А как шутят начальники, разговаривая с подчиненными?

Есть тип юмора в русской начальственной риторике, направленный на то, чтобы продемонстрировать близость к народу. Шутки, зачастую довольно грубые, призваны показать, что руководитель не считается с условностями, готов нарушать табу, употребляя неприличные слова и выражения и тем самым становясь на одну ступеньку с подчиненными. Но дистанция не сокращается, потому что подчиненный никогда бы на такое не отважился.

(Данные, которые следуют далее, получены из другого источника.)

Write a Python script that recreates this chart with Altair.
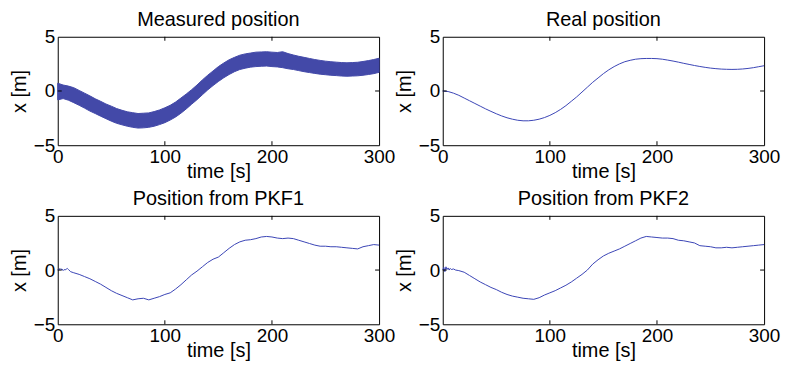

Но и на Западе в реальности — разумеется, не в учебниках по менеджменту — начальник позволяет себе говорить так, что подчиненный заведомо не ответит ему в том же духе. И все-таки различия есть. «Западный» культурный код можно сформулировать так: «хорошо, если у каждого есть свое мнение, и пусть каждый его выскажет». Русский культурный код иной: «если другой человек ошибается, хорошо, если ты его поправишь». То есть мнения подчиненных — это их ошибки, которые надо сразу же исправить. Хорошо, если в тактичной форме, но часто и в грубой. Кстати, сейчас мы видим огрубление и политической речи, и связано оно как раз с подражанием Путину. Нынешний президент Медведев явно подражает Путину, хотя для него грубость гораздо менее органична. Так мальчик, который воспитывался в тепличных условиях, подражает мальчику из подворотни.